What this clearly shows is that children typically need to have the fine motor control and grip strength necessary for a traditional, "mature" grip in order to stay within the lines. They may start using that method just for the edges, while going back to the physically-easier methods of coloring the insides of the drawing until their grip strength and stamina improves.
It lets us know that, at a minimum, this shouldn't be a concern for parents until around the ages of three or four. Unless there's a clear developmental problem, there probably doesn't need to be any extra coaching on the matter. Children will develop the grip necessary to complete the task most efficiently as they get older.
The most effective way for them to improve their strength and control is by giving them plenty of opportunity to practice. Rather than focusing on whether or not they're able to stay in the lines, you should focus on whether or not they're getting enough opportunities to develop.

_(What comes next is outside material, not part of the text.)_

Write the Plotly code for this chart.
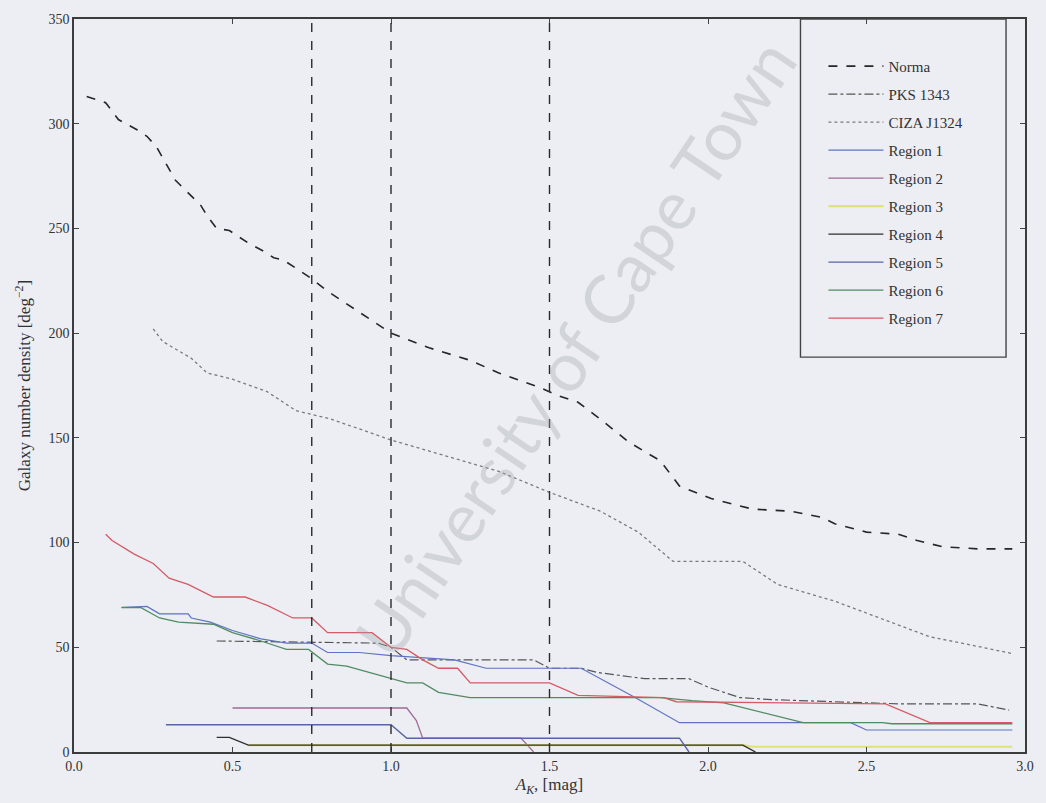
import plotly.graph_objects as go

# Extinction A_K [mag] versus galaxy number density [deg^-2]
norma_x = [0.04, 0.10, 0.14, 0.20, 0.23, 0.26, 0.29, 0.32, 0.36, 0.40, 0.42, 0.45, 0.49, 0.52,
           0.55, 0.60, 0.63, 0.66, 0.71, 0.75, 0.80, 0.90, 1.00, 1.12, 1.25, 1.34, 1.47, 1.53,
           1.59, 1.66, 1.75, 1.85, 1.91, 2.01, 2.14, 2.26, 2.36, 2.40, 2.50, 2.60, 2.66, 2.74,
           2.85, 2.96]
norma_y = [313, 310, 302, 297, 294, 289, 281, 273, 267, 261, 256, 250, 249, 246,
           243, 239, 236, 235, 230, 226, 220, 210, 200, 193, 187, 181, 174, 170,
           167, 159, 148, 139, 127, 121, 116, 115, 112, 109, 105, 104, 101, 98,
           97, 97]

pks_x = [0.45, 0.96, 1.00, 1.05, 1.45, 1.50, 1.60, 1.65, 1.80, 1.94, 2.00, 2.10, 2.20, 2.60,
         2.85, 2.95]
pks_y = [53, 52, 50, 44, 44, 40, 40, 38, 35, 35, 31, 26, 25, 23, 23, 20]

ciza_x = [0.25, 0.28, 0.37, 0.42, 0.50, 0.61, 0.70, 0.81, 1.00, 1.18, 1.34, 1.50, 1.66, 1.78,
          1.89, 2.11, 2.22, 2.40, 2.54, 2.70, 2.80, 2.96]
ciza_y = [202, 196, 188, 181, 178, 172, 163, 159, 149, 141, 134, 124, 115, 105,
          91, 91, 80, 72, 64, 55, 52, 47]

reg1_x = [0.15, 0.23, 0.27, 0.36, 0.37, 0.43, 0.50, 0.59, 0.67, 0.75, 0.80, 0.90, 1.00, 1.20,
          1.30, 1.60, 1.77, 1.91, 2.45, 2.50, 2.96]
reg1_y = [69, 69.5, 66, 66, 64, 62, 58, 54, 52, 52, 47.5, 47.5, 46, 44,
          40, 40, 26, 14, 14, 10.5, 10.5]

reg2_x = [0.50, 1.05, 1.08, 1.10, 1.41, 1.45]
reg2_y = [21, 21, 15, 6.6, 6.6, 0]

reg3_x = [0.55, 2.11, 2.14, 2.96]
reg3_y = [3.3, 3.3, 2.5, 2.5]

reg4_x = [0.45, 0.49, 0.55, 2.11, 2.15]
reg4_y = [7, 7, 3.3, 3.3, 0]

reg5_x = [0.29, 1.00, 1.05, 1.91, 1.94]
reg5_y = [13, 13, 6.6, 6.6, 0]

reg6_x = [0.15, 0.21, 0.27, 0.33, 0.44, 0.50, 0.59, 0.67, 0.74, 0.80, 0.86, 1.00, 1.05, 1.10,
          1.15, 1.25, 1.85, 1.95, 2.05, 2.30, 2.55, 2.58, 2.96]
reg6_y = [69, 69, 64, 62, 61, 57, 53, 49, 49, 42, 41, 35, 33, 33,
          28.5, 26, 26, 24.5, 23.5, 14, 14, 13.5, 13.5]

reg7_x = [0.10, 0.12, 0.19, 0.25, 0.30, 0.36, 0.44, 0.54, 0.61, 0.69, 0.75, 0.80, 0.94, 1.00,
          1.05, 1.10, 1.15, 1.21, 1.25, 1.50, 1.59, 1.86, 1.90, 2.56, 2.70, 2.96]
reg7_y = [104, 101, 94.5, 90, 83, 80, 74, 74, 70, 64, 64, 57, 57, 50,
          49, 44, 40, 40, 33, 33, 27, 26, 24, 23, 14, 14]

cut_lines = [0.75, 1.0, 1.5]

series = [
    ("Norma", norma_x, norma_y, "#262626", "dash", 1.6),
    ("PKS 1343", pks_x, pks_y, "#555555", "dashdot", 1.2),
    ("CIZA J1324", ciza_x, ciza_y, "#7a7a7a", "dot", 1.3),
    ("Region 1", reg1_x, reg1_y, "#5f72c4", "solid", 1.2),
    ("Region 2", reg2_x, reg2_y, "#a06a98", "solid", 1.3),
    ("Region 3", reg3_x, reg3_y, "#dfe27a", "solid", 2.2),
    ("Region 4", reg4_x, reg4_y, "#2e2e2e", "solid", 1.4),
    ("Region 5", reg5_x, reg5_y, "#5a62a8", "solid", 1.4),
    ("Region 6", reg6_x, reg6_y, "#4f8c62", "solid", 1.3),
    ("Region 7", reg7_x, reg7_y, "#d65a66", "solid", 1.3),
]

fig = go.Figure()
for i, (name, xs, ys, color, dash, width) in enumerate(series):
    fig.add_trace(go.Scatter(
        x=xs, y=ys, mode="lines", name=name, legendgroup=f"g{i}",
        line=dict(color=color, dash=dash, width=width),
    ))

for xv in cut_lines:
    fig.add_shape(type="line", xref="x", yref="paper", x0=xv, x1=xv, y0=0, y1=1,
                  line=dict(color="#2a2a2a", width=1.4, dash="dash"))

# legend frame
fig.add_shape(type="rect", xref="paper", yref="paper",
              x0=(802 - 74) / 953, x1=(1008 - 74) / 953, y0=(752 - 355) / 737, y1=1,
              line=dict(color="#444444", width=1.4), fillcolor="rgba(0,0,0,0)")

fig.add_annotation(
    text="University of Cape Town", xref="paper", yref="paper",
    x=(575 - 74) / 953, y=(752 - 345) / 737, showarrow=False, textangle=-56,
    font=dict(family="Lato, Open Sans, sans-serif", size=68, color="rgba(160,162,168,0.35)"),
)

axis_common = dict(
    showgrid=False, zeroline=False, showline=True, linecolor="#3c3c3c", linewidth=1.6,
    mirror="ticks", ticks="inside", ticklen=5, tickcolor="#444444", tickwidth=1,
    tickfont=dict(family="Liberation Serif, DejaVu Serif, serif", size=14, color="#333333"),
)

fig.update_xaxes(range=[0, 3], tickvals=[0, 0.5, 1, 1.5, 2, 2.5, 3],
                 ticktext=["0.0", "0.5", "1.0", "1.5", "2.0", "2.5", "3.0"],
                 title=dict(text="<i>A</i><sub><i>K</i></sub>, [mag]", standoff=6,
                            font=dict(family="Liberation Serif, DejaVu Serif, serif", size=17,
                                      color="#333333")),
                 **axis_common)
fig.update_yaxes(range=[0, 350], tickvals=[0, 50, 100, 150, 200, 250, 300, 350],
                 title=dict(text="Galaxy number density [deg<sup>−2</sup>]", standoff=13,
                            font=dict(family="Liberation Serif, DejaVu Serif, serif", size=17,
                                      color="#333333")),
                 **axis_common)

fig.update_layout(
    width=1046, height=803,
    margin=dict(l=74, r=19, t=15, b=51),
    paper_bgcolor="#eceef3", plot_bgcolor="#eceef3",
    showlegend=True,
    legend=dict(
        x=(825 - 74) / 953, y=(752 - 46) / 737, xanchor="left", yanchor="top",
        bgcolor="rgba(0,0,0,0)", borderwidth=0, itemwidth=55, tracegroupgap=5.5,
        font=dict(family="Liberation Serif, DejaVu Serif, serif", size=15, color="#333333"),
    ),
)

fig.write_html("out.html")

There may be a time when it's appropriate to advise your child to specifically be mindful of the lines. This would be a time after you know they've already developed enough to be capable of minding the boundaries, but for reason they aren't doing so.
A clear example is one from my own youth: I would often rush to complete a drawing or coloring page, and in my excited impatience fail to take the time necessary to stay in the lines. Here, my specific problem was more behavioral, and a reminder to take my time and to be calm would help to address the problem.
I expect this to happen sometime around age six. Six years old is frequently seen as a delimiter between stages of artistic/fine motor development in children. This chart, Drawing Development in Children, shows that two other drawing development experts believe a new stage of drawing development starts around age six.